Douglas Ziedonis, MD, MPH, Director,
|Q||Why does tobacco remain the number one cause of death in the United States? Given all the information we have about the benefits of quitting, wouldn't you think that Americans, especially those in the boomer population who are now just turning 60, would simply stop or pick a program to help them kick this deadly habit?|
The boomer population knows the serious health risks of tobacco use. Unfortunately, many don't appreciate that quitting later in life can still result in short and long-term health benefits, and improve life expectancy. Many, who are addicted, may not understand how effective a combination of available treatments can be. About one-third of smokers die prematurely of tobacco related diseases (cardiac, pulmonary, cancer, etc), shortening their lives by 13 to 14 years. A long-term study found that smokers who quit by age 50 gain about 6 years, and by age 60, at least 3 years. Even in the first weeks and months after quitting, there are improvements in lung and heart function, including less coughing, tiredness, shortness of breath, and fewer sinus problems. Cosmetic changes are apparent in better skin tone and oral hygiene. Within a year of quitting, the excess risk of coronary heart disease caused by smoking is reduced by 50 percent. There are better surgical outcomes for nonsmokers, too, including faster wound healing. Benefits continue to build after five to 15 years and include reduced risks of stroke, cancer, and cardiac and lung disease. There are also financial savings. Meanwhile, according to the World Health Organization, someone dies every eight seconds due to tobacco use.
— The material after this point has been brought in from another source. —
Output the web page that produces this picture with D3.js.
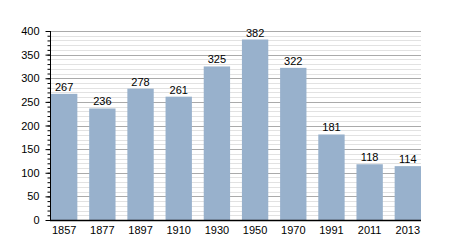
<!DOCTYPE html>
<html>
<head>
<meta charset="utf-8">
<script src="https://cdn.jsdelivr.net/npm/d3@7"></script>
<style>
  body { margin: 0; background: #fff; }
  text { font-family: "Liberation Sans", Arial, sans-serif; font-size: 11px; fill: #000; }
</style>
</head>
<body>
<div id="chart"></div>
<script>
// Datos
const years = ['1857', '1877', '1897', '1910', '1930', '1950', '1970', '1991', '2011', '2013']
const population = [267, 236, 278, 261, 325, 382, 322, 181, 118, 114]
const yTicks = [0, 50, 100, 150, 200, 250, 300, 350, 400]

const width = 450
const height = 250
const marginLeft = 50
const plotRight = 421
const plotTop = 31
const plotBottom = 220

const svg = d3.select('#chart')
  .append('svg')
  .attr('width', width)
  .attr('height', height)

const y = d3.scaleLinear()
  .domain([0, 400])
  .range([plotBottom, plotTop])

const x = d3.scaleBand()
  .domain(years)
  .range([marginLeft + 1, plotRight])
  .paddingInner(0.31)
  .paddingOuter(0)

// lineas de fondo, cada 10 finas y cada 50 mas oscuras
const minor = d3.range(10, 400, 10).filter(v => v % 50 != 0)
svg.append('g').selectAll('line')
  .data(minor)
  .enter()
  .append('line')
  .attr('x1', marginLeft).attr('x2', plotRight)
  .attr('y1', d => Math.round(y(d)) + 0.5)
  .attr('y2', d => Math.round(y(d)) + 0.5)
  .attr('stroke', '#e2e2e2')

svg.append('g').selectAll('line')
  .data(yTicks.slice(1))
  .enter()
  .append('line')
  .attr('x1', marginLeft).attr('x2', plotRight)
  .attr('y1', d => Math.round(y(d)) + 0.5)
  .attr('y2', d => Math.round(y(d)) + 0.5)
  .attr('stroke', '#aaaaaa')

// barras
svg.append('g').selectAll('rect')
  .data(population)
  .enter()
  .append('rect')
  .attr('x', (d, i) => x(years[i]))
  .attr('y', d => y(d))
  .attr('width', x.bandwidth())
  .attr('height', d => plotBottom - y(d))
  .attr('fill', '#98b1cc')

// etiquetas de valor
svg.append('g').selectAll('text')
  .data(population)
  .enter()
  .append('text')
  .attr('x', (d, i) => x(years[i]) + x.bandwidth() / 2)
  .attr('y', d => y(d) - 3)
  .attr('text-anchor', 'middle')
  .text(d => d)

// eje y con ticks menores
const axisYMinor = d3.axisLeft(y).tickValues(d3.range(0, 401, 10)).tickSize(3).tickFormat('')
svg.append('g')
  .attr('transform', `translate(${marginLeft + 0.5}, 0)`)
  .call(axisYMinor)
  .call(g => g.select('.domain').remove())

const axisY = d3.axisLeft(y).tickValues(yTicks).tickSize(5).tickPadding(6)
svg.append('g')
  .attr('transform', `translate(${marginLeft + 0.5}, 0)`)
  .call(axisY)
  .call(g => g.selectAll('text').style('font-size', '11px').style('font-family', '"Liberation Sans", Arial, sans-serif'))
  .call(g => g.select('.domain').attr('d', `M0,${plotTop}V${plotBottom}`))

// eje x
const axisX = d3.axisBottom(x).tickSize(0).tickPadding(6)
svg.append('g')
  .attr('transform', `translate(0, ${plotBottom + 0.5})`)
  .call(axisX)
  .call(g => g.selectAll('text').style('font-size', '11px').style('font-family', '"Liberation Sans", Arial, sans-serif'))
  .call(g => g.select('.domain').attr('d', `M${marginLeft},0H${plotRight}`).attr('stroke-width', 1.5))
</script>
</body>
</html>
|Q||How did you become interested in addiction psychiatry?|
My interest began in medical school and was solidified in my residency training. Addiction is both a public health and a clinical issue. It can masquerade as any psychiatric problem, and has a profound impact on an individual’s well-being, career, family, and life in general. Although often a chronic condition, recovery can also be remarkable, and I have found satisfaction in helping both individuals and their families.
My career has coincided with the explosion of new knowledge about addiction and the brain. I’ve had wonderful opportunities to work with world leaders in addiction psychiatry. As a Penn State medical student doing a fourth year elective at the University of London, I spent two months with Griffith Edwards, MD, an international leader in alcoholism for the WHO. I also had the good fortune to work at UCLA and Yale University, both on the cutting edge of addiction psychiatry.
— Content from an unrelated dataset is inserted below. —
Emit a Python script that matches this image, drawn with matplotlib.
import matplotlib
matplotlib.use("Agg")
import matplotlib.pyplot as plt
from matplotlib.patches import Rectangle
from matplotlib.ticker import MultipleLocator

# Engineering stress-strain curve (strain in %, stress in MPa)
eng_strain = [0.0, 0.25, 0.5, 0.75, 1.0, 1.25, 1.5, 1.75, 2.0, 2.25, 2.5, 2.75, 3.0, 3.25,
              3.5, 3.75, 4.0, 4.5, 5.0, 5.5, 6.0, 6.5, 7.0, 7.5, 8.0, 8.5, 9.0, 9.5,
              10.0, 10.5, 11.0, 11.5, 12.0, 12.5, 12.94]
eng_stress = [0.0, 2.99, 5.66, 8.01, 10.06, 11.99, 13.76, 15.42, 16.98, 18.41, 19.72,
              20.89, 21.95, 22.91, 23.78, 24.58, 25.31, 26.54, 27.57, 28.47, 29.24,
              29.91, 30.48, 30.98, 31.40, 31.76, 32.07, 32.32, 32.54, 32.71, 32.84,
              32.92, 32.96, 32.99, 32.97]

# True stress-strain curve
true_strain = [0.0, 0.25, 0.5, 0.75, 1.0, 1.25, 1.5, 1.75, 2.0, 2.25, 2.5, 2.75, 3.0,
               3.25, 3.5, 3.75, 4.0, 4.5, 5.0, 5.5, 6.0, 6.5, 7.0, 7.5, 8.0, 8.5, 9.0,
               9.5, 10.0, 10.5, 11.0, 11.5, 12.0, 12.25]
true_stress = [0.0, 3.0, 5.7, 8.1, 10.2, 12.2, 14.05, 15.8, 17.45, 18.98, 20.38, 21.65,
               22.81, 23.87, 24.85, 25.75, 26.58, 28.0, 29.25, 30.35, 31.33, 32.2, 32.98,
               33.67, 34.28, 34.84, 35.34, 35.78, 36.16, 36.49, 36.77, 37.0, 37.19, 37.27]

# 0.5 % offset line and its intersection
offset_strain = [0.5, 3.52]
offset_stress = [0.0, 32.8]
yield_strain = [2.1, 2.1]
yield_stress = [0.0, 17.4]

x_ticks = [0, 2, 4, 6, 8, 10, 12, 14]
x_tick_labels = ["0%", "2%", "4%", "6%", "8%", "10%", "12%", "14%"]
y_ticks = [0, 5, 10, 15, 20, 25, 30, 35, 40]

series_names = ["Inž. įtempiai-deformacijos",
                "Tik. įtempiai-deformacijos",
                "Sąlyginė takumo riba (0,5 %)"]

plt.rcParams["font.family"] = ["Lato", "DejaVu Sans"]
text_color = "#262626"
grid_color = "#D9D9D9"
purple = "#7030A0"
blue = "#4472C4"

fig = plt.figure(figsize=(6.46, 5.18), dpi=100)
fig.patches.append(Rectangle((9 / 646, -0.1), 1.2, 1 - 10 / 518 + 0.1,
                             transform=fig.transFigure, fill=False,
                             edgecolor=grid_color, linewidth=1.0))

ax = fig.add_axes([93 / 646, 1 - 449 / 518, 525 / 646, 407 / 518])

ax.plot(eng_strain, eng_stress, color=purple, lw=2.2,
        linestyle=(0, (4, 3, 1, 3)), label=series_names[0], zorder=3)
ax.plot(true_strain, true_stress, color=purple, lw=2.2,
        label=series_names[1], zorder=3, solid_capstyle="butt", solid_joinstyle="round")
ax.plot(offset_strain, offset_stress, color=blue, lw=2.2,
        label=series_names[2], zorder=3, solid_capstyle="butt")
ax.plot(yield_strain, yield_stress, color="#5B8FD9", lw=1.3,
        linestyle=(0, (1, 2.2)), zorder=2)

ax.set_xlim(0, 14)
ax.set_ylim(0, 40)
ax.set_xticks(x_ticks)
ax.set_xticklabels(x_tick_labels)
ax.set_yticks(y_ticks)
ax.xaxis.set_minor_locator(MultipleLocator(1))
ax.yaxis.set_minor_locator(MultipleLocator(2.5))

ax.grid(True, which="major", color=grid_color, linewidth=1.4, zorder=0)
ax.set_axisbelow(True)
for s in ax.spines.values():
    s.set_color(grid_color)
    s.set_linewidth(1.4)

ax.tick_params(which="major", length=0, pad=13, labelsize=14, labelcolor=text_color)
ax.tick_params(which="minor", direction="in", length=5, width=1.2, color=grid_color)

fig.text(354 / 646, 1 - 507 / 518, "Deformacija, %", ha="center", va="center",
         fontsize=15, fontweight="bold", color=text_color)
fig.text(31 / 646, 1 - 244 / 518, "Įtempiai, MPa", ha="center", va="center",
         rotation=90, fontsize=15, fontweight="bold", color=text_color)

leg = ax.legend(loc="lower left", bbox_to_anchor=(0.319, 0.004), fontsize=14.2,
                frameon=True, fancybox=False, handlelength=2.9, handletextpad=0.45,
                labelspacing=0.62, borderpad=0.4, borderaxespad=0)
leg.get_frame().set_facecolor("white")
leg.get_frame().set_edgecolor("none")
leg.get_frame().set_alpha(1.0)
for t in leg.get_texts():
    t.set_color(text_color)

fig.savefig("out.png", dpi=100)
In 1998, I joined the UMDNJ faculty as its first academic addiction psychiatrist and head of the newly created division of addiction psychiatry. I have focused on establishing research, clinical and training activities, and most importantly, on recruiting new junior and senior faculty and developing the potential of promising junior faculty. Our outstanding academic addiction psychiatry program is recognized at a national level.
|Q||Can you talk about the connection between smoking and mental illness?|
There is a strong association between tobacco smoking and mental illness, and many biological, psychological and social factors might explain this relationship. About 70 percent of my patients smoke tobacco - and in some settings, such as methadone maintenance clinics, the smoking rate is about 95 percent. Work at Yale University found: high rates of nicotine use among individuals with schizophrenia (>70%); that heavy cigarette smoking is associated with other drug abuse; and that smoking patients require higher medication doses. I was not surprised to learn of the recent Harvard study findings that 44 percent of all the cigarettes consumed in the U.S. are by individuals with psychiatric disorders. Although we knew of the high rates of smoking among psychiatric patients, it was not until 10 years ago that there was clear evidence that most psychiatric patients die of smoking caused illnesses.
|Q||Describe your research interests.|
During the past 20 years I have been developing research to better understand and treat individuals with co-occurring mental illness and addiction. Mental illness and addiction commonly co-occur and the combination results in worse prognosis, treatment compliance, and outcomes compared to either disorder alone. Historically, individuals with mental illness or addiction have been treated in separate mental health and addiction treatment systems as if the disorders were unrelated, and research paralleled this divide. My methodologies have included clinical epidemiology, clinical trials, behavioral therapy development and health services research strategies. We have found that co-occurring disorders are associated with differences in psychopathology and neuropsychological functioning, poorer response to traditional psychiatric or addiction treatments, and increased use of high cost services. Our findings also supported the need for a new treatment model, and I developed the Motivation Based Treatment Model that matches specific treatment approaches to different motivational levels. Many mental health treatment agencies and systems have adopted this model.
|Q||Who are your mentors?|
Some of my current mentors go back to my residency at UCLA, including Joel Yager, Robert Liberman, Rick Rawsen, Murray Jarvik, Steve Marder and David Gorelick. Others are from my faculty experience at Yale and through work on other projects on a national level - including Tom Kosten, Herb Kleber, Bruce Rounsaville and John Hughes. Since coming to UMDNJ in 1998 I have benefited from mentoring by more senior faculty here. In the area of tobacco, John Slade at UMDNJ was an inspiring leader and mentor. I am grateful for the time that we had to work together to begin the development of the UMDNJ Tobacco Dependence Program. Even with his tragic death in 2002, our work at the Tobacco Program is a continuation of his original efforts.